The Jews were not monotheists before the exile and worshiped a multitude of gods. Even when they tried to worship the God of Abraham, they would do this in the way they wanted to, not the way the Law of Moses directed or the way the prophets taught them. After the exile occurred, they believed that God had exiled them from his "garden" much the way a rich Babylonian would a gardener for stealing.
In the story, the first parents of the Jews, Adam and Eve (who some Jews believe are historical) were placed in the myth to act as the caretakers of the Garden of Eden. They hear God's instruction to not eat from his tree of Knowledge of Good and Evil, but believe it has some power to make them like Him.
The truth is, Adam and Eve are already in God's image. But they do not believe this. They want to decide for themselves how they come to be in God's image and think that the fruit of the tree will give them what they need to do this.

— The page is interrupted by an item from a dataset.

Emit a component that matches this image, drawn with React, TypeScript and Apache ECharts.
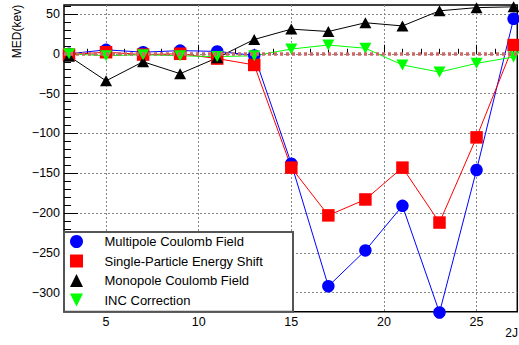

It doesn't. In fact, all that happens is that they become thieves. In the attempt they become to despise one another for what they've done and hate who they are and decide that they are "naked," when in reality they were fine just the way God made them.
The story is not about how sin came into the world but laments that sin is part of the Jewish history and their failure to live up to the covenant. They lost their land. They believed, at that time in history, that God was behind the exile.
So this story was the way they explained it in relation to the need to observe the Mosaic Law and why they, at that time, believed it was important to keep it. The narrative was not intended to be read out of reference to the Torah.
Of course, the Christian take changed the view with the Pauline narrative in his letter to the Romans. And the introduction of Satan the Devil heavily personified in the New Testament wiped away all Jewish views. It was St. Augustine's Confessions that brought this together into the doctrine we know as "Original Sin."
The Christian take of Original Sin would be replaced by the Issue of Sovereignty by the Adventists which has been adopted by Jehovah's Witnesses, although few in mainstream Christian religions have ever heard of it. The reason is that the "issue" pins God and Satan as equal foes or archenemies of one another, something that is impossible in mainstream Christian doctrine.